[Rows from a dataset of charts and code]
★ ★ ★ ★ ★
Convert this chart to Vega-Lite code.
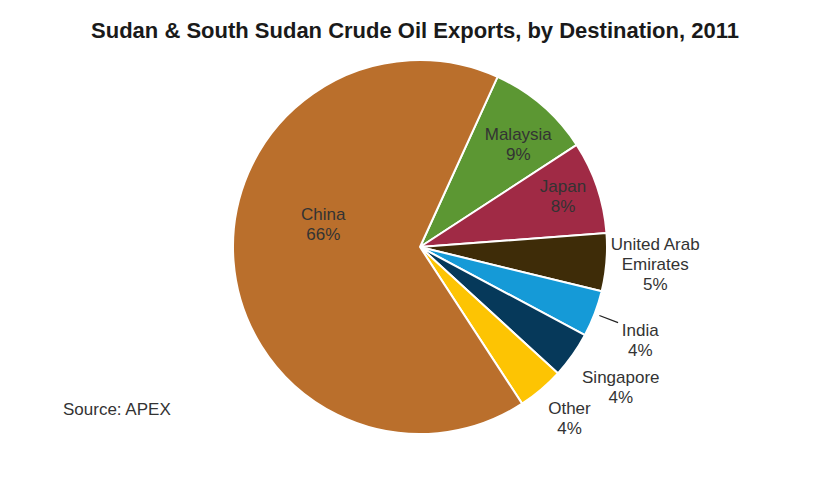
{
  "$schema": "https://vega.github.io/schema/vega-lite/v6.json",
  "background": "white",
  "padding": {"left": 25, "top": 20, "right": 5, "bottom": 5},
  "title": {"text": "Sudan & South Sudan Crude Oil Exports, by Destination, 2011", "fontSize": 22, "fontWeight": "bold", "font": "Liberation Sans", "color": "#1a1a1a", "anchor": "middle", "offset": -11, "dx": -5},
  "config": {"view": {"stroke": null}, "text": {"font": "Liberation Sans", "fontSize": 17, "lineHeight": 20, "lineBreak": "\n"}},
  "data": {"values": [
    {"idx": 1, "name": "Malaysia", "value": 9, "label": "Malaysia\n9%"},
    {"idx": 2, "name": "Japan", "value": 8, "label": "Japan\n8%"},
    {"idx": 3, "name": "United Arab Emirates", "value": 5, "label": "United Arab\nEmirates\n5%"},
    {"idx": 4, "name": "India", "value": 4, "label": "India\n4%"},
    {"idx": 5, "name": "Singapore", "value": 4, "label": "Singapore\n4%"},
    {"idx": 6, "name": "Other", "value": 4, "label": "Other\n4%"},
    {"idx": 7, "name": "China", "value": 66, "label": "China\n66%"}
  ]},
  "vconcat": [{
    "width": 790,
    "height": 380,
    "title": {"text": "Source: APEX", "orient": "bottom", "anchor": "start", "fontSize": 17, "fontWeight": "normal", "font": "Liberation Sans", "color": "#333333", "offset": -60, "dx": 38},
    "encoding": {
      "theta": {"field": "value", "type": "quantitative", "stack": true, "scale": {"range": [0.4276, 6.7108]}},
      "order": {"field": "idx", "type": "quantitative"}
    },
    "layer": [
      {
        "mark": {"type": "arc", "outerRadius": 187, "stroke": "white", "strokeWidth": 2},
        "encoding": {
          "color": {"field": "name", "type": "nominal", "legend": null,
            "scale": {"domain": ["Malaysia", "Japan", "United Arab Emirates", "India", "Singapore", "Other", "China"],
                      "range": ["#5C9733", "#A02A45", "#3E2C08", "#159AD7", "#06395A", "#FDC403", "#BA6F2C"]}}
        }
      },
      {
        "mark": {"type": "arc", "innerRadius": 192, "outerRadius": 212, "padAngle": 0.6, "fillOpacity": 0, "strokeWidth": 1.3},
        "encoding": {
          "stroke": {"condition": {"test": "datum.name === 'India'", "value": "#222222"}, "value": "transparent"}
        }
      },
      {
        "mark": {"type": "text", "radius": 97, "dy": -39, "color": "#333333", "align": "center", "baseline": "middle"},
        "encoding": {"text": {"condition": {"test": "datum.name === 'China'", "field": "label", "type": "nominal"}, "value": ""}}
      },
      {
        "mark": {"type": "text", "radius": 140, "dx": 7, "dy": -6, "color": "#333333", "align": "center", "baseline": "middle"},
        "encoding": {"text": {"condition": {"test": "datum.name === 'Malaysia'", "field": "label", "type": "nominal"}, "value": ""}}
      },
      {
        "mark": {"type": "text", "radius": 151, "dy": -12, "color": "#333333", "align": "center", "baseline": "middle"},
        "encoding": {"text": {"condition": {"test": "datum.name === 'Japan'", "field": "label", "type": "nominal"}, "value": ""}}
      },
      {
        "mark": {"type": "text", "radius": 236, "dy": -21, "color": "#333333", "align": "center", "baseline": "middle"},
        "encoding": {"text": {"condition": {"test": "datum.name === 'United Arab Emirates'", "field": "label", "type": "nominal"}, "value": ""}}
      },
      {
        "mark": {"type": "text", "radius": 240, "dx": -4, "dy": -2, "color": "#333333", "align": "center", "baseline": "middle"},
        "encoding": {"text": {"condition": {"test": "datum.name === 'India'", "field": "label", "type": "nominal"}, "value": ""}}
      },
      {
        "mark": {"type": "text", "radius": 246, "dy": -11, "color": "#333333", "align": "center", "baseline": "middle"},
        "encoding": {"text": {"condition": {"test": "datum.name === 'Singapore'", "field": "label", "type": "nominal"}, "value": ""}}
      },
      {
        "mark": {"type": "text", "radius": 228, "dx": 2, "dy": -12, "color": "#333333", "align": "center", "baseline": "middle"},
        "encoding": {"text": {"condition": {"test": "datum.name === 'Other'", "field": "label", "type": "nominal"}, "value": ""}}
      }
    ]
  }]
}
★ ★ ★ ★ ★
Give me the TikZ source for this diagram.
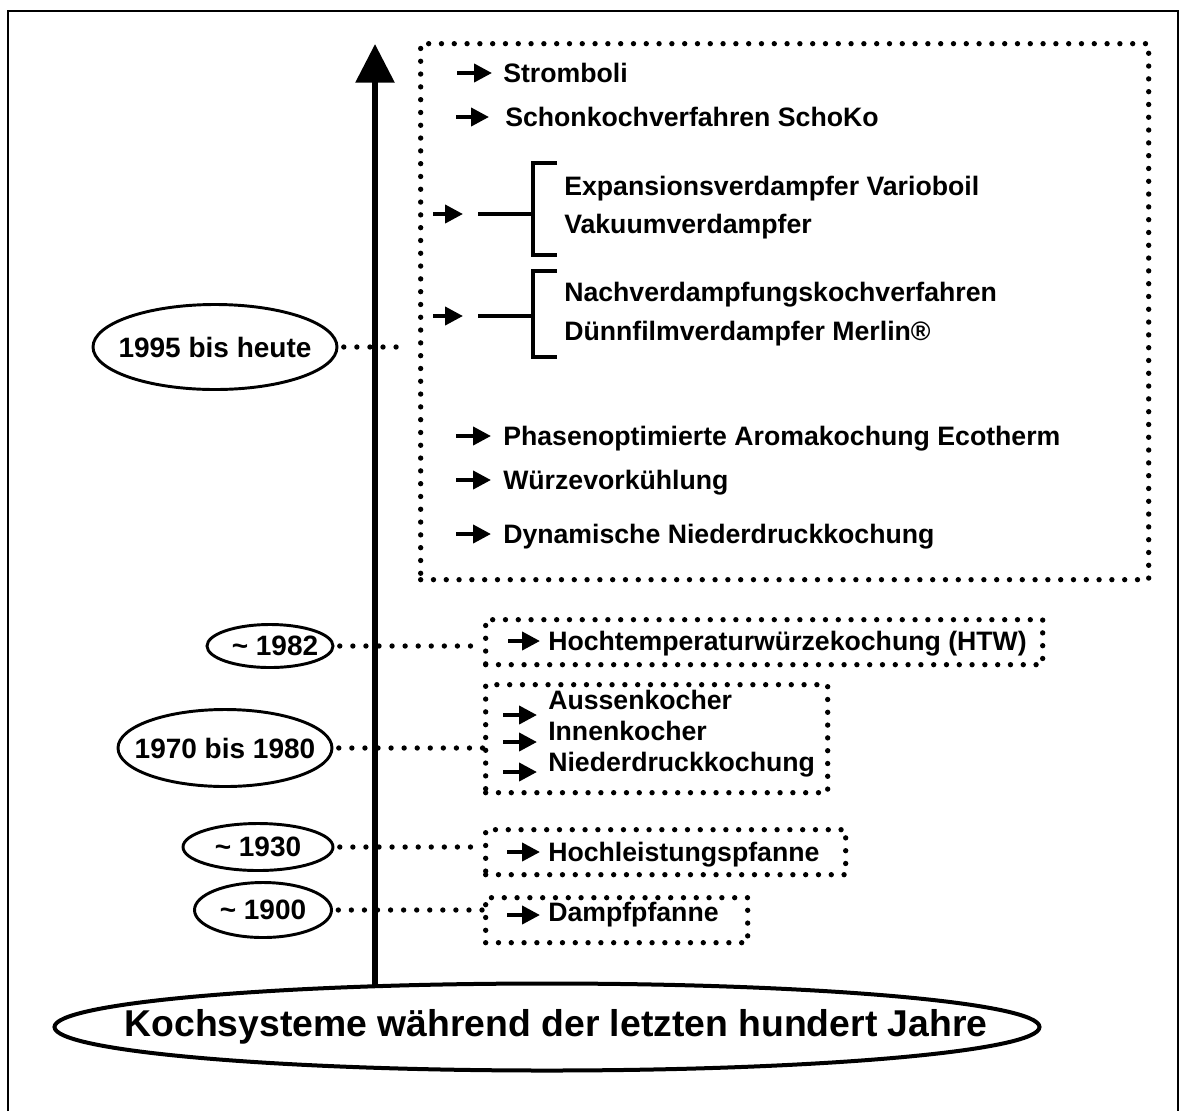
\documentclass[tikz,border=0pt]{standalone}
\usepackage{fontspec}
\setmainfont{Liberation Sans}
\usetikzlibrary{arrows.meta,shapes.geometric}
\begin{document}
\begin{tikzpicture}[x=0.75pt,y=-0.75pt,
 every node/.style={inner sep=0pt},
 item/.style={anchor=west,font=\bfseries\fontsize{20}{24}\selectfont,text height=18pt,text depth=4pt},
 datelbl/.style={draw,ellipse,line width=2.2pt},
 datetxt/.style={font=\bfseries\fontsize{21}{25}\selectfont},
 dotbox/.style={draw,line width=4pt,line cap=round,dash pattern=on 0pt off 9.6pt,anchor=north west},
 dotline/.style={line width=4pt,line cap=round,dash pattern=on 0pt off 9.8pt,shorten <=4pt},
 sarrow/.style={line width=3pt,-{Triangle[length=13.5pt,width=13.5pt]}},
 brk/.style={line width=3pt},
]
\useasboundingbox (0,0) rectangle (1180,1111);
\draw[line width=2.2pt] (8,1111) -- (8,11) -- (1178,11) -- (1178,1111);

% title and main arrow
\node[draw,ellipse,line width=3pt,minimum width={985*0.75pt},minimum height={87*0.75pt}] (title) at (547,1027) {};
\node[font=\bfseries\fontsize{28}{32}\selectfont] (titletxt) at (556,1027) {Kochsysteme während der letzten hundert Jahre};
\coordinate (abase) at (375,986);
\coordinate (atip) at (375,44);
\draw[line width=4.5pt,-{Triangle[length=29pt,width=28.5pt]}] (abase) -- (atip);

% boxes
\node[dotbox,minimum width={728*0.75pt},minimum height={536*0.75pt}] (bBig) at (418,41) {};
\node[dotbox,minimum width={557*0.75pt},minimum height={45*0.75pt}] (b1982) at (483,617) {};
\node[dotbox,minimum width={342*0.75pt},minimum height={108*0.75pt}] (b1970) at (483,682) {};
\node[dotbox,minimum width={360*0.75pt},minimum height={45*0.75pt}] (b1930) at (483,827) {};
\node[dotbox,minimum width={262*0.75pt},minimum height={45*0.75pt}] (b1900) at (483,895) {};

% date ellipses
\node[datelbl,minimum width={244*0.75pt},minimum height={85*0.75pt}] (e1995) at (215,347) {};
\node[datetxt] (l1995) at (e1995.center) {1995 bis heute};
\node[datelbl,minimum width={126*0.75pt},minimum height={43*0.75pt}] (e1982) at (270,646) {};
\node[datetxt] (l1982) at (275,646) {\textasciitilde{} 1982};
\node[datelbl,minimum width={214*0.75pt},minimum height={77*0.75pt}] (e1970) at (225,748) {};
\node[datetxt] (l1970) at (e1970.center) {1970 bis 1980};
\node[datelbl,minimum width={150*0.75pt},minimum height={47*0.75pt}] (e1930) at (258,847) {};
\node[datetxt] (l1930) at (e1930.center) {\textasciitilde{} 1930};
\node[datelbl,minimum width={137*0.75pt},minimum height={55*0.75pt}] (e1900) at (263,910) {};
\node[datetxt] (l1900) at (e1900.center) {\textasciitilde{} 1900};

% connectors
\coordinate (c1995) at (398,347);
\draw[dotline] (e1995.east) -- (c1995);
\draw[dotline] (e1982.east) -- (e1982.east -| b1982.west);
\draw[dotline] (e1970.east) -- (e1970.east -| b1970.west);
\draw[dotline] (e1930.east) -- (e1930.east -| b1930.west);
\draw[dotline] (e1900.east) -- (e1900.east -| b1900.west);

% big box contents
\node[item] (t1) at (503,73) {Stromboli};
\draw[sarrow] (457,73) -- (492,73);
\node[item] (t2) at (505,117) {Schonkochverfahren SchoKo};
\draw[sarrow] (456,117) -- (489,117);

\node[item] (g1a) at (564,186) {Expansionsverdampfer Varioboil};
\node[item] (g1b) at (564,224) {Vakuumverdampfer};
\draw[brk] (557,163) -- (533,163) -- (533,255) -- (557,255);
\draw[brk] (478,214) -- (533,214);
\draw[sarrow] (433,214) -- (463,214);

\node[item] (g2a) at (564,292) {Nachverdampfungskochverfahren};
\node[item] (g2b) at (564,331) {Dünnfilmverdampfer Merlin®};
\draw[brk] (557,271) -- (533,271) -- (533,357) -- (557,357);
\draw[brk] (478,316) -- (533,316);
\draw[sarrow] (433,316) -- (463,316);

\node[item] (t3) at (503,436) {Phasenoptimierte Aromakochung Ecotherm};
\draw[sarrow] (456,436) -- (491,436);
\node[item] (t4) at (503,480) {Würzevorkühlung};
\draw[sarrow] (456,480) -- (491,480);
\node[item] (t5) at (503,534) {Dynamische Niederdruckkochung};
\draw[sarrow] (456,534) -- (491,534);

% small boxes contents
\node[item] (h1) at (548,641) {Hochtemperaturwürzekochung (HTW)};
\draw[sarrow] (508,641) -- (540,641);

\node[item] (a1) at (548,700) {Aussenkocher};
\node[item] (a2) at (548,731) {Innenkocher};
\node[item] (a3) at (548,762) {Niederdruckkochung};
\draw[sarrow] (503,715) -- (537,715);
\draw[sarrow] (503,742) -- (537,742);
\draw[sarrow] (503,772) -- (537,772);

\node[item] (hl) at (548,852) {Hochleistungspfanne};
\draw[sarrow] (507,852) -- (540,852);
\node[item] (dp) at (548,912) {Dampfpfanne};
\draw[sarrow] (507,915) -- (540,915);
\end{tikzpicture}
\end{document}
★ ★ ★ ★ ★
* **What you should do**:
Taking the material above, give again exactly the lines from the one holding "Give me the TikZ source for this diagram." through the one holding "(b1900) at (483,895)", with both ends and without pictures.

* **Written solution**:
Give me the TikZ source for this diagram.
\documentclass[tikz,border=0pt]{standalone}
\usepackage{fontspec}
\setmainfont{Liberation Sans}
\usetikzlibrary{arrows.meta,shapes.geometric}
\begin{document}
\begin{tikzpicture}[x=0.75pt,y=-0.75pt,
 every node/.style={inner sep=0pt},
 item/.style={anchor=west,font=\bfseries\fontsize{20}{24}\selectfont,text height=18pt,text depth=4pt},
 datelbl/.style={draw,ellipse,line width=2.2pt},
 datetxt/.style={font=\bfseries\fontsize{21}{25}\selectfont},
 dotbox/.style={draw,line width=4pt,line cap=round,dash pattern=on 0pt off 9.6pt,anchor=north west},
 dotline/.style={line width=4pt,line cap=round,dash pattern=on 0pt off 9.8pt,shorten <=4pt},
 sarrow/.style={line width=3pt,-{Triangle[length=13.5pt,width=13.5pt]}},
 brk/.style={line width=3pt},
]
\useasboundingbox (0,0) rectangle (1180,1111);
\draw[line width=2.2pt] (8,1111) -- (8,11) -- (1178,11) -- (1178,1111);

% title and main arrow
\node[draw,ellipse,line width=3pt,minimum width={985*0.75pt},minimum height={87*0.75pt}] (title) at (547,1027) {};
\node[font=\bfseries\fontsize{28}{32}\selectfont] (titletxt) at (556,1027) {Kochsysteme während der letzten hundert Jahre};
\coordinate (abase) at (375,986);
\coordinate (atip) at (375,44);
\draw[line width=4.5pt,-{Triangle[length=29pt,width=28.5pt]}] (abase) -- (atip);

% boxes
\node[dotbox,minimum width={728*0.75pt},minimum height={536*0.75pt}] (bBig) at (418,41) {};
\node[dotbox,minimum width={557*0.75pt},minimum height={45*0.75pt}] (b1982) at (483,617) {};
\node[dotbox,minimum width={342*0.75pt},minimum height={108*0.75pt}] (b1970) at (483,682) {};
\node[dotbox,minimum width={360*0.75pt},minimum height={45*0.75pt}] (b1930) at (483,827) {};
\node[dotbox,minimum width={262*0.75pt},minimum height={45*0.75pt}] (b1900) at (483,895) {};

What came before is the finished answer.